Material:
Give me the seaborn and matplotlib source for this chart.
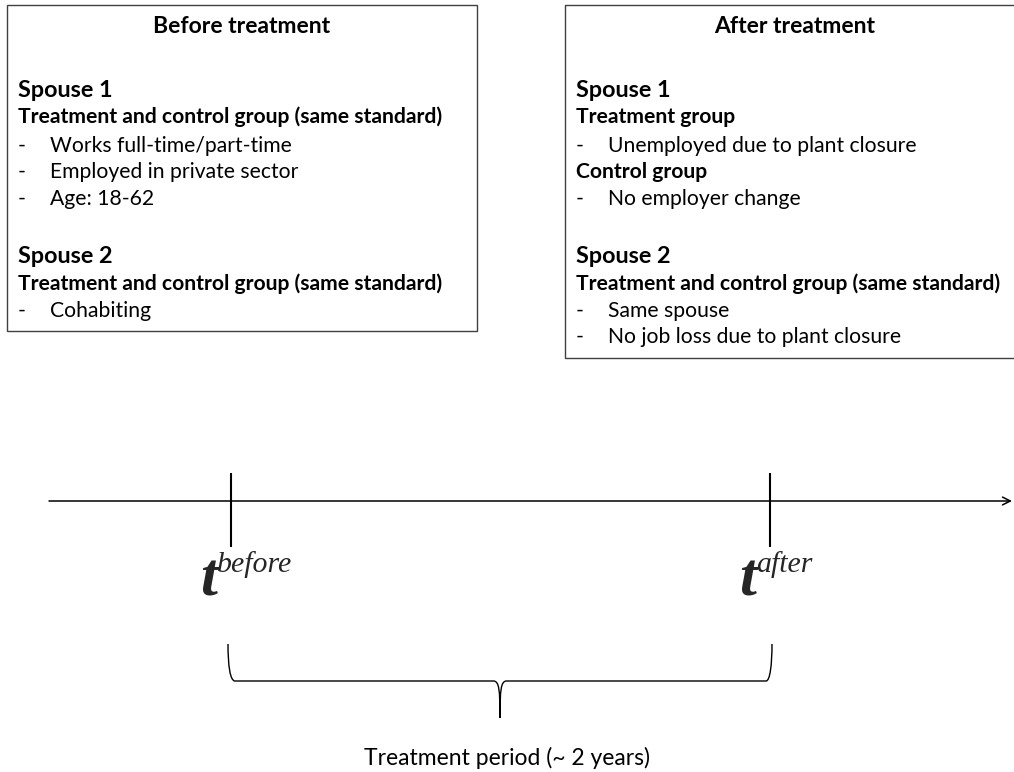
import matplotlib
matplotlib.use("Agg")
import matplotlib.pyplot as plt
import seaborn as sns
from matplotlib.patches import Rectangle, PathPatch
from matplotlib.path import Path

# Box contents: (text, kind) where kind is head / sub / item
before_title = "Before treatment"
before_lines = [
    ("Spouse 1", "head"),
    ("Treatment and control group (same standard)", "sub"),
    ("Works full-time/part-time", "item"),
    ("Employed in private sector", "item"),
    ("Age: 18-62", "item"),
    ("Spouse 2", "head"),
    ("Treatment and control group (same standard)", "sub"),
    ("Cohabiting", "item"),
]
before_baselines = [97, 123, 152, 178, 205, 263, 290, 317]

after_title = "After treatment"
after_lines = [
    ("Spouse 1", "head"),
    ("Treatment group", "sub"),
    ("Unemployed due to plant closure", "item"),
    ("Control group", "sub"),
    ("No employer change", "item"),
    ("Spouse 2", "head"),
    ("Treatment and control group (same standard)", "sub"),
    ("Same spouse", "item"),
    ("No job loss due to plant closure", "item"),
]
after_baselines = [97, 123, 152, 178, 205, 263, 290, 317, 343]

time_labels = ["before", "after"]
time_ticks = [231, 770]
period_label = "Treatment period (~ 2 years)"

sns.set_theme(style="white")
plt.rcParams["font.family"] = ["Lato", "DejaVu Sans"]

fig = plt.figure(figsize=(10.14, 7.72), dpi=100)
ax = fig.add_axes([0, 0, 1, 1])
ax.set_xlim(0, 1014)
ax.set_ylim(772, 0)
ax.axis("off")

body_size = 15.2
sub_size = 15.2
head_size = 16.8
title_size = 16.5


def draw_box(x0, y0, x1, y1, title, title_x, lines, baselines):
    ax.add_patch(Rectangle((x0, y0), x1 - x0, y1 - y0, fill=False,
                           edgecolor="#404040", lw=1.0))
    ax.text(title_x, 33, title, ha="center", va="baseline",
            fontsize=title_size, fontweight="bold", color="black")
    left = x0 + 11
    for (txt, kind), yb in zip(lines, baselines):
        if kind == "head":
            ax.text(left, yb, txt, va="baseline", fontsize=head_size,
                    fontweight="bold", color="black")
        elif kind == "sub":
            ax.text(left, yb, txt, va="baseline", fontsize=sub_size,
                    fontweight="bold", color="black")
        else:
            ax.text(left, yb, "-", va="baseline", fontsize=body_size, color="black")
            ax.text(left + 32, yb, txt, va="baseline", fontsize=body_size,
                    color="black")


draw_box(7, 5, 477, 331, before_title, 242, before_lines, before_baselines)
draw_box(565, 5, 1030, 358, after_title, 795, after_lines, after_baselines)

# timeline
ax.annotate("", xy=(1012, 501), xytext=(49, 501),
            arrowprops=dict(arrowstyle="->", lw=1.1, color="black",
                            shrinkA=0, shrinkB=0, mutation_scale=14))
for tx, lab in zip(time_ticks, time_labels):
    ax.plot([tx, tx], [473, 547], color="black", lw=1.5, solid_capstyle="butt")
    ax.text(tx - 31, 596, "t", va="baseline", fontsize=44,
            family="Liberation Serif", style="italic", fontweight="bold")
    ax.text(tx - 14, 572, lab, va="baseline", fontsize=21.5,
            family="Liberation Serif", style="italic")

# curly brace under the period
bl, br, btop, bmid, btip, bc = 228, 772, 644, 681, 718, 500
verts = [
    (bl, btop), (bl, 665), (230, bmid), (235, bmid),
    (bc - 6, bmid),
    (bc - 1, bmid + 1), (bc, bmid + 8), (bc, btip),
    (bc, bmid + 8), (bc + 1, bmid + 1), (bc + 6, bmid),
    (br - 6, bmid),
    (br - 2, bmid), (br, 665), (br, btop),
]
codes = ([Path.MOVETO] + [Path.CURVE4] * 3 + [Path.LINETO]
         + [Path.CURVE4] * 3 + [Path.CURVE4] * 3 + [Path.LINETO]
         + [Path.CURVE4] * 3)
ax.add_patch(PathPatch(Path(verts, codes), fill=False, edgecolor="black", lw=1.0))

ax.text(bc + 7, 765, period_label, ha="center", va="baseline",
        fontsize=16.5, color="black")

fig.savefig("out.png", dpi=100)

Exercise aim: Print the complete listing exactly, apart from any pictures.

Written solution:
Give me the seaborn and matplotlib source for this chart.
import matplotlib
matplotlib.use("Agg")
import matplotlib.pyplot as plt
import seaborn as sns
from matplotlib.patches import Rectangle, PathPatch
from matplotlib.path import Path

# Box contents: (text, kind) where kind is head / sub / item
before_title = "Before treatment"
before_lines = [
    ("Spouse 1", "head"),
    ("Treatment and control group (same standard)", "sub"),
    ("Works full-time/part-time", "item"),
    ("Employed in private sector", "item"),
    ("Age: 18-62", "item"),
    ("Spouse 2", "head"),
    ("Treatment and control group (same standard)", "sub"),
    ("Cohabiting", "item"),
]
before_baselines = [97, 123, 152, 178, 205, 263, 290, 317]

after_title = "After treatment"
after_lines = [
    ("Spouse 1", "head"),
    ("Treatment group", "sub"),
    ("Unemployed due to plant closure", "item"),
    ("Control group", "sub"),
    ("No employer change", "item"),
    ("Spouse 2", "head"),
    ("Treatment and control group (same standard)", "sub"),
    ("Same spouse", "item"),
    ("No job loss due to plant closure", "item"),
]
after_baselines = [97, 123, 152, 178, 205, 263, 290, 317, 343]

time_labels = ["before", "after"]
time_ticks = [231, 770]
period_label = "Treatment period (~ 2 years)"

sns.set_theme(style="white")
plt.rcParams["font.family"] = ["Lato", "DejaVu Sans"]

fig = plt.figure(figsize=(10.14, 7.72), dpi=100)
ax = fig.add_axes([0, 0, 1, 1])
ax.set_xlim(0, 1014)
ax.set_ylim(772, 0)
ax.axis("off")

body_size = 15.2
sub_size = 15.2
head_size = 16.8
title_size = 16.5


def draw_box(x0, y0, x1, y1, title, title_x, lines, baselines):
    ax.add_patch(Rectangle((x0, y0), x1 - x0, y1 - y0, fill=False,
                           edgecolor="#404040", lw=1.0))
    ax.text(title_x, 33, title, ha="center", va="baseline",
            fontsize=title_size, fontweight="bold", color="black")
    left = x0 + 11
    for (txt, kind), yb in zip(lines, baselines):
        if kind == "head":
            ax.text(left, yb, txt, va="baseline", fontsize=head_size,
                    fontweight="bold", color="black")
        elif kind == "sub":
            ax.text(left, yb, txt, va="baseline", fontsize=sub_size,
                    fontweight="bold", color="black")
        else:
            ax.text(left, yb, "-", va="baseline", fontsize=body_size, color="black")
            ax.text(left + 32, yb, txt, va="baseline", fontsize=body_size,
                    color="black")


draw_box(7, 5, 477, 331, before_title, 242, before_lines, before_baselines)
draw_box(565, 5, 1030, 358, after_title, 795, after_lines, after_baselines)

# timeline
ax.annotate("", xy=(1012, 501), xytext=(49, 501),
            arrowprops=dict(arrowstyle="->", lw=1.1, color="black",
                            shrinkA=0, shrinkB=0, mutation_scale=14))
for tx, lab in zip(time_ticks, time_labels):
    ax.plot([tx, tx], [473, 547], color="black", lw=1.5, solid_capstyle="butt")
    ax.text(tx - 31, 596, "t", va="baseline", fontsize=44,
            family="Liberation Serif", style="italic", fontweight="bold")
    ax.text(tx - 14, 572, lab, va="baseline", fontsize=21.5,
            family="Liberation Serif", style="italic")

# curly brace under the period
bl, br, btop, bmid, btip, bc = 228, 772, 644, 681, 718, 500
verts = [
    (bl, btop), (bl, 665), (230, bmid), (235, bmid),
    (bc - 6, bmid),
    (bc - 1, bmid + 1), (bc, bmid + 8), (bc, btip),
    (bc, bmid + 8), (bc + 1, bmid + 1), (bc + 6, bmid),
    (br - 6, bmid),
    (br - 2, bmid), (br, 665), (br, btop),
]
codes = ([Path.MOVETO] + [Path.CURVE4] * 3 + [Path.LINETO]
         + [Path.CURVE4] * 3 + [Path.CURVE4] * 3 + [Path.LINETO]
         + [Path.CURVE4] * 3)
ax.add_patch(PathPatch(Path(verts, codes), fill=False, edgecolor="black", lw=1.0))

ax.text(bc + 7, 765, period_label, ha="center", va="baseline",
        fontsize=16.5, color="black")

fig.savefig("out.png", dpi=100)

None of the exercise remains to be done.